Снова щелкнул лифт. В дверном проеме Нинка увидела новую посетительницу и вылетела навстречу, натягивая черное кимоно.
Маленькая, редкой толщины тетка, заботливо поставив между колен раздутую хозяйственную сумку, с пыхтеньем усаживалась в низкое кресло. Была она вся малиновая, дымящаяся, и казалось, щеки ее отливали самоварным сиянием.
– Марья Игнатьевна! Я вас третий день жду!
Тетка села на самый край сиденья, растопырив розовые ноги в подследниках, которые на этом континенте не водились.
– А я, Ниночка, вас не забываю. Все время с Аликом работаю. Вчера с шести вечера его держала… – Она поднесла к Нинкиному лицу треугольные пальчики с дистрофичными зеленоватыми ногтями. – Веришь ли, такое напряжение, у самой-то давление стало, еле хожу… Жара эта проклятая еще… Вот, принесла последнее…
Она вынула из матерчатой сумки три темные бутыли с густой жижей.
– Вот. Натирку новую сделала и дыхалку. А эта – на ноги. Тряпочку намочишь и к стопочкам приложишь, а сверху мешочек цельнофановый, и завяжи. Часа на два. А что кожица сойдет, это ничего. Как снимешь, так и обмой сразу.
Нинка молитвенно смотрела на это чучело и на ее снадобье. Взяла бутылки. Одну, что поменьше, прижала к щеке – прохладная. Понесла в спальню. Опустила жалюзи и поставила бутылки на узкий подоконник. Там уже была целая батарея.

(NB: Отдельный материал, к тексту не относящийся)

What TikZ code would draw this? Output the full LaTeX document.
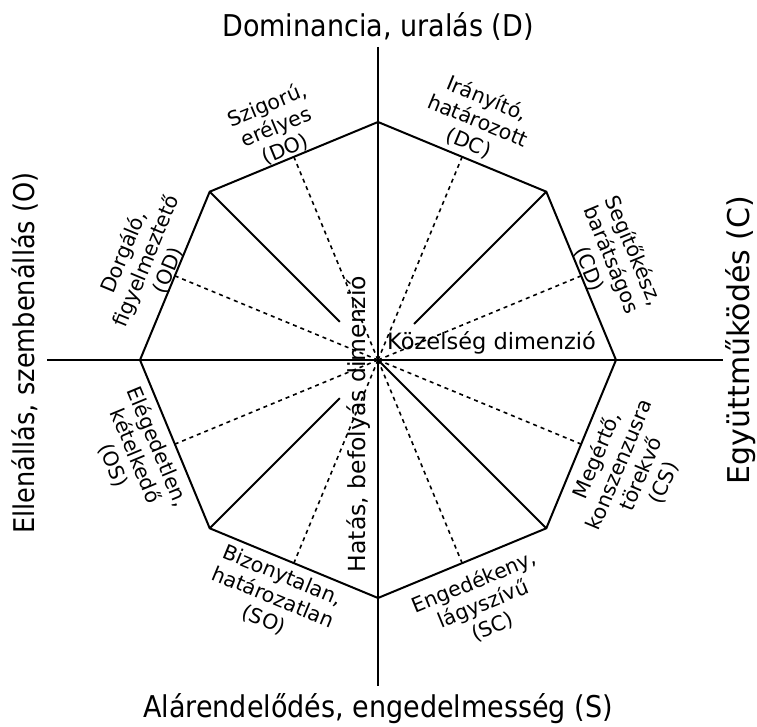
\documentclass[tikz,border=0pt]{standalone}
\usepackage{fontspec}
\setmainfont{DejaVu Sans}
\newfontfamily\axisfont[FakeStretch=0.9]{DejaVu Sans}
\begin{document}
\begin{tikzpicture}[x=1pt,y=1pt,
  edge/.style={line width=2pt, line join=miter},
  axisline/.style={line width=1.6pt},
  spoke/.style={line width=1.6pt, dash pattern=on 4pt off 4pt},
  lab/.style={align=center, inner sep=0pt, font=\fontsize{20.5}{24}\selectfont},
  axlab/.style={inner sep=0pt, font=\axisfont\fontsize{30}{36}\selectfont},
  dimlab/.style={inner sep=0pt, font=\fontsize{22.5}{26}\selectfont}]
\useasboundingbox (0,0) rectangle (757,727);
\begin{scope}[shift={(378,367)}]
  \coordinate (O) at (0,0);
  \foreach \i in {0,...,7} {
    \coordinate (v\i) at ({45*\i}:238);
    \coordinate (m\i) at ({45*\i+22.5}:220);
  }
  % axes
  \coordinate (axT) at (0,313);
  \coordinate (axB) at (0,-326);
  \coordinate (axL) at (-331,0);
  \coordinate (axR) at (345,0);
  \draw[axisline] (axT) -- (axB);
  \draw[axisline] (axL) -- (axR);
  % dashed spokes
  \foreach \i in {0,...,7} { \draw[spoke] (O) -- (m\i); }
  % solid diagonals
  \coordinate (d1) at (45:51);
  \coordinate (d3) at (135:54);
  \coordinate (d5) at (225:54);
  \draw[edge] (v1) -- (d1);
  \draw[edge] (v3) -- (d3);
  \draw[edge] (v5) -- (d5);
  \draw[edge] (v7) -- (O);
  % octagon
  \draw[edge] (v0) -- (v1) -- (v2) -- (v3) -- (v4) -- (v5) -- (v6) -- (v7) -- cycle;
  \fill (O) circle (1.5);
  % octant labels
  \node[lab, rotate=22.5]  (DO) at (113.6:254) {Szigorú,\\erélyes\\(DO)};
  \node[lab, rotate=-22.5] (DC) at (67.3:259) {Irányító,\\határozott\\(DC)};
  \node[lab, rotate=-67.5] (CD) at (23.2:254) {Segítőkész,\\barátságos\\(CD)};
  \node[lab, rotate=67.5]  (CS) at (-23.4:275) {Megértő,\\konszenzusra\\törekvő\\(CS)};
  \node[lab, rotate=22.5]  (SC) at (-66.7:266) {Engedékeny,\\lágyszívű\\(SC)};
  \node[lab, rotate=-22.5] (SO) at (-113.8:260) {Bizonytalan,\\határozatlan\\(SO)};
  \node[lab, rotate=-67.5] (OS) at (-158.4:261) {Elégedetlen,\\kételkedő\\(OS)};
  \node[lab, rotate=67.5]  (OD) at (156.9:252) {Dorgáló,\\figyelmeztető\\(OD)};
  % dimension labels
  \node[dimlab, anchor=base west] (kozel) at (9,10) {Közelség dimenzió};
  \node[dimlab, font=\fontsize{23.5}{27}\selectfont, rotate=90, anchor=base] (hatas) at (-13,-64) {Hatás, befolyás dimenzió};
  % axis labels
  \node[axlab, anchor=base] (Dlab) at (0,323) {Dominancia, uralás (D)};
  \node[axlab, anchor=base] (Slab) at (0,-358) {Alárendelődés, engedelmesség (S)};
  \node[axlab, font=\axisfont\fontsize{28.5}{34}\selectfont, rotate=90, anchor=base] (Olab) at (-344,7) {Ellenállás, szembenállás (O)};
  \node[axlab, font=\fontsize{30}{36}\selectfont, rotate=90, anchor=base] (Clab) at (371,20) {Együttműködés (C)};
\end{scope}
\end{tikzpicture}
\end{document}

А Марья Игнатьевна взялась за чайник. Она была единственным человеком, который мог пить чай в такую жару, и не американский, ледяной, а русский, горячий, с сахаром и вареньем.
Пока Нинка, тряся своими длинными волосами, с которых вроде бы сошла позолота и обнажилось глубокое серебро, наматывала Алику на ноги компрессы, укрывала легкой простыней в псевдошотландскую, никакому клану не принадлежащую клетку, Мария Игнатьевна беседовала с Фимой. Он интересовался ее результатами. Она смотрела на него с великодушным презрением:
– Ефим Исакыч! Фимочка! Какие результаты! Землей же пахнет… Однако всё в Божьих руках, вот что я скажу. Уж я такого навидалась. Вот уходит, совсем уж уходит, ан нет, не отпускает его. В траве-то какая сила! Камень пробивает. Верхушечка-то… Вот я ее, верхушечку, и беру, и от корешка беру верхушечку… Другой раз, бывает, уж совсем к земле пригнулся, а смотришь – встает. В Бога надо веровать, Фима. Без Бога и трава не растет!
– Это точно, – легко согласился Фима и потер левую щеку, покрытую воронкообразными следами юношеских гормональных боев.
Про положительный фототаксис растений, о котором смутно и таинственно вещала толстуха с мягким, как будто тряпочным лицом, он знал из курса ботаники за пятый класс, но поскольку он был все-таки специалистом, то знал также, что чертова Аликова болезнь никуда не денется: последняя работающая мышца, диафрагмальная, уже отказывает и в ближайшие дни наступит смерть от удушья. Местная проблема, которая вставала в таких случаях, – когда отключить аппарат, – была решена Аликом заблаговременно: он ушел из больницы под самый конец и отказался, таким образом, от жалкого довеска искусственной жизни.
Фиму теперь удручала мысль, что, вероятно, именно ему придется в какой-то момент ввести Алику снотворное, которое снимет страдания удушья и своим побочным действием – угнетением дыхательного центра – убьет… Но делать было нечего – положить Алика в госпиталь по “скорой помощи”, как делали уже дважды, теперь вряд ли было возможно. А снова искать фальшивый документ хлопотно и опасно…
– Удачи вам, – мягко сказал Фима и, прихватив известный саквояж, ушел не прощаясь.
“Обиделся он, что ли?” – подумала Марья Игнатьевна.